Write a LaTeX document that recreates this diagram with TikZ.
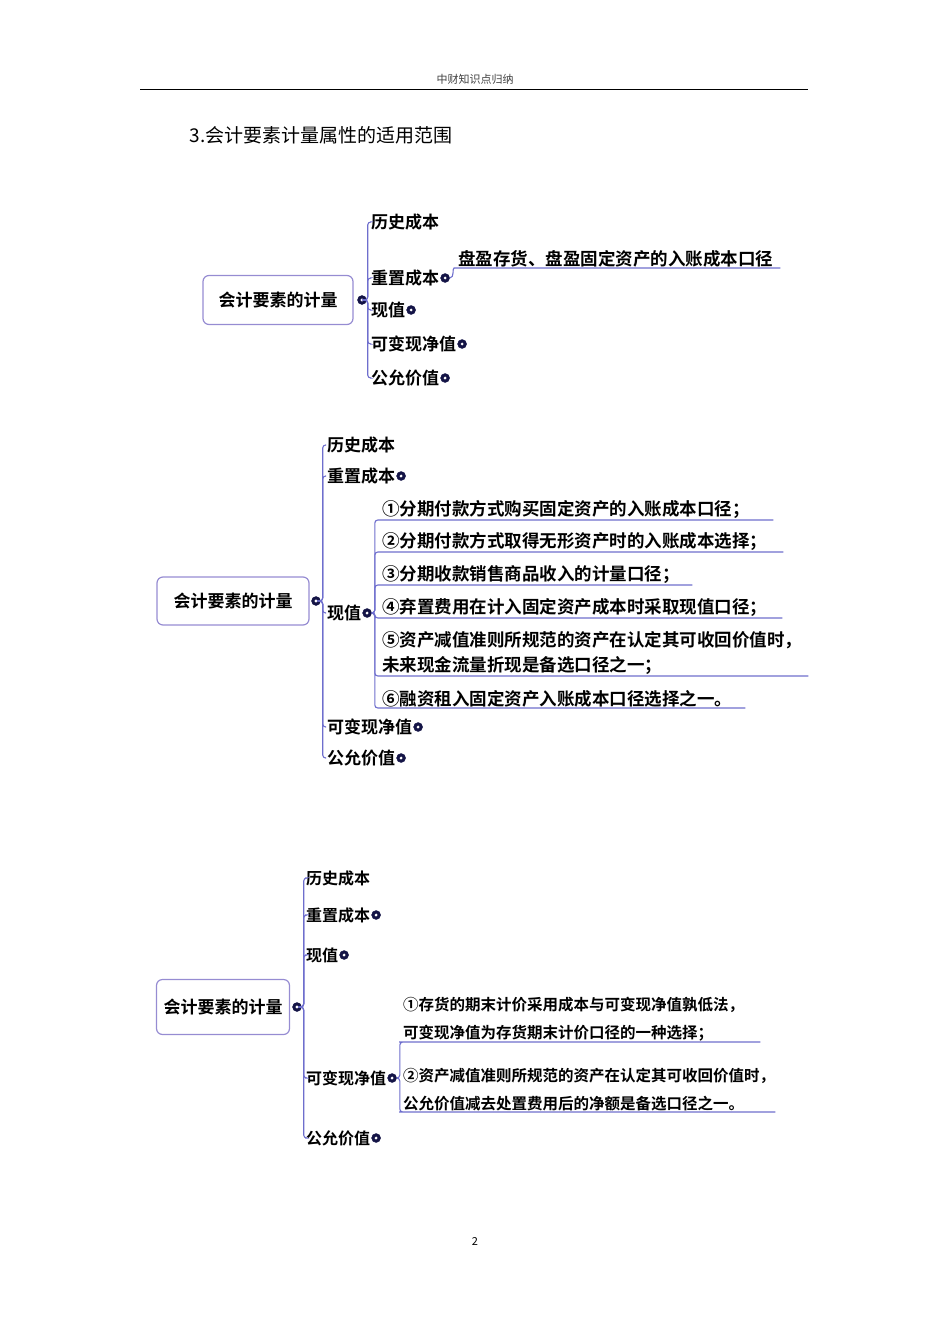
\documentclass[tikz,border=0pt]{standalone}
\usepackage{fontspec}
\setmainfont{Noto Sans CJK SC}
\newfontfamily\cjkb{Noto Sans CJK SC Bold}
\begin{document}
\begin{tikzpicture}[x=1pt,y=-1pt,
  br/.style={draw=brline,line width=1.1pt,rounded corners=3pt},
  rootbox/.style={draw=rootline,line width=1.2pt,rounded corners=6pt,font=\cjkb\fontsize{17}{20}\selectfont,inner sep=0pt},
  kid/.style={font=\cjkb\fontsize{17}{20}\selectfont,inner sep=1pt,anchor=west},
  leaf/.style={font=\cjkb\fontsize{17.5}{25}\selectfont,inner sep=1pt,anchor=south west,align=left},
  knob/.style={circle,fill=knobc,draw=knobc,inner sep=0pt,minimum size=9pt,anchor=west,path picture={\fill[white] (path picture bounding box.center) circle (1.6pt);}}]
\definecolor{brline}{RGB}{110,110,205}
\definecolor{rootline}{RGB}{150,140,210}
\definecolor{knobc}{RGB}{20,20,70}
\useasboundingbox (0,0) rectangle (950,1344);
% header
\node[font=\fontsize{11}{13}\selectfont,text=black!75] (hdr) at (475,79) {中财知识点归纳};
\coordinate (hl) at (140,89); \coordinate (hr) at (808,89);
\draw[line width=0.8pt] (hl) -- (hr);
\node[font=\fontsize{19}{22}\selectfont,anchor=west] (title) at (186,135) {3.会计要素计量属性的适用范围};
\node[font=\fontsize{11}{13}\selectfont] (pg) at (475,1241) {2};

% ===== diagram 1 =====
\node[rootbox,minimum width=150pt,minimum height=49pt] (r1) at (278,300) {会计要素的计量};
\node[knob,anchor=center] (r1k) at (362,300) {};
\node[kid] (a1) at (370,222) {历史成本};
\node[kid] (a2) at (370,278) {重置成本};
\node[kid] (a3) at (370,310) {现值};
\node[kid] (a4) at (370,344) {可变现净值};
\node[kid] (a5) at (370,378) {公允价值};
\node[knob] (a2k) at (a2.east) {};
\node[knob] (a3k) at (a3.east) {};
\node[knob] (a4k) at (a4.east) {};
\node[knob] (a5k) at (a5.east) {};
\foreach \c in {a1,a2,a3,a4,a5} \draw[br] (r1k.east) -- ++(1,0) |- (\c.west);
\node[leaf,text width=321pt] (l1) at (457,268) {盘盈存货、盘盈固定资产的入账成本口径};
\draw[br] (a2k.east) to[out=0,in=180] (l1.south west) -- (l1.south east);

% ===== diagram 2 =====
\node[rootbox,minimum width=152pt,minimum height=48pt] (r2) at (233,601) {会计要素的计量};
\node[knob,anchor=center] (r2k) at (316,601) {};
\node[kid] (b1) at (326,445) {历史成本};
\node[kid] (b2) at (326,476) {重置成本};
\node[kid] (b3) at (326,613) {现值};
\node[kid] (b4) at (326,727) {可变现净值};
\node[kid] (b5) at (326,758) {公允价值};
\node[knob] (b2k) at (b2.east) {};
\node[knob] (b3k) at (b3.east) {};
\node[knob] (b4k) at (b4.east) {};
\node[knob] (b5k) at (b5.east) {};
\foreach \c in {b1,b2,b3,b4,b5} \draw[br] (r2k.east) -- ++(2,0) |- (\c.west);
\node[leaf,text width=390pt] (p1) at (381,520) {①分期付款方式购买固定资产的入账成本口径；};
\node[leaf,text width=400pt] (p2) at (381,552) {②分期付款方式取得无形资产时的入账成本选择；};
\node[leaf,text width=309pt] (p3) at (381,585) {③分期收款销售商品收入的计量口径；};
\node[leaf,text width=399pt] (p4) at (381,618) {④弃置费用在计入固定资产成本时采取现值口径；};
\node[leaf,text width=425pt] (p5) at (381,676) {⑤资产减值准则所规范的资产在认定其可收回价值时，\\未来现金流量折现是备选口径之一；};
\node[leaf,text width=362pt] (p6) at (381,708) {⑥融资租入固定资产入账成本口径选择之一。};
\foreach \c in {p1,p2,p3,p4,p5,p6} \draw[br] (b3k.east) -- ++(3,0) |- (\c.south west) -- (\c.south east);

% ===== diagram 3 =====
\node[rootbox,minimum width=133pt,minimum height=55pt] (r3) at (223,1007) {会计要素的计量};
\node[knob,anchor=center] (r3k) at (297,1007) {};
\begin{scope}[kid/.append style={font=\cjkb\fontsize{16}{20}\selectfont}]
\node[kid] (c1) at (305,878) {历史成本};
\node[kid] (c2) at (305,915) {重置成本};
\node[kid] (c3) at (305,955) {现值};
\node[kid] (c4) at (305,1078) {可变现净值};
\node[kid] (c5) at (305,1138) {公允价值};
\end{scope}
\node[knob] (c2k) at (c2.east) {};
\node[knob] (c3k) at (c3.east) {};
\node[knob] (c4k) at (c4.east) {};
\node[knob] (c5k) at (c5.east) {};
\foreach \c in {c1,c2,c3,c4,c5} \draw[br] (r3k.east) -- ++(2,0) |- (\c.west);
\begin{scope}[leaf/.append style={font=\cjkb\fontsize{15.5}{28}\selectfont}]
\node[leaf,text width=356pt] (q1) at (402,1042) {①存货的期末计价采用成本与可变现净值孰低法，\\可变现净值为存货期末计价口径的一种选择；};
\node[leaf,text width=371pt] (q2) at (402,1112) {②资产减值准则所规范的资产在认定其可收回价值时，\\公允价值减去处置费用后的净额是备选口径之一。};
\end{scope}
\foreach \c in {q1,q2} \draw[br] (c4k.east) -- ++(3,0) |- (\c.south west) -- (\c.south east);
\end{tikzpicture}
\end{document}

------------------------------------------------

> _Written request_
Leave the pictures out and reproduce exactly the lines from the top of the listing above through the line with "(pg) at (475,1241)".

> _Correct output_
Write a LaTeX document that recreates this diagram with TikZ.
\documentclass[tikz,border=0pt]{standalone}
\usepackage{fontspec}
\setmainfont{Noto Sans CJK SC}
\newfontfamily\cjkb{Noto Sans CJK SC Bold}
\begin{document}
\begin{tikzpicture}[x=1pt,y=-1pt,
  br/.style={draw=brline,line width=1.1pt,rounded corners=3pt},
  rootbox/.style={draw=rootline,line width=1.2pt,rounded corners=6pt,font=\cjkb\fontsize{17}{20}\selectfont,inner sep=0pt},
  kid/.style={font=\cjkb\fontsize{17}{20}\selectfont,inner sep=1pt,anchor=west},
  leaf/.style={font=\cjkb\fontsize{17.5}{25}\selectfont,inner sep=1pt,anchor=south west,align=left},
  knob/.style={circle,fill=knobc,draw=knobc,inner sep=0pt,minimum size=9pt,anchor=west,path picture={\fill[white] (path picture bounding box.center) circle (1.6pt);}}]
\definecolor{brline}{RGB}{110,110,205}
\definecolor{rootline}{RGB}{150,140,210}
\definecolor{knobc}{RGB}{20,20,70}
\useasboundingbox (0,0) rectangle (950,1344);
% header
\node[font=\fontsize{11}{13}\selectfont,text=black!75] (hdr) at (475,79) {中财知识点归纳};
\coordinate (hl) at (140,89); \coordinate (hr) at (808,89);
\draw[line width=0.8pt] (hl) -- (hr);
\node[font=\fontsize{19}{22}\selectfont,anchor=west] (title) at (186,135) {3.会计要素计量属性的适用范围};
\node[font=\fontsize{11}{13}\selectfont] (pg) at (475,1241) {2};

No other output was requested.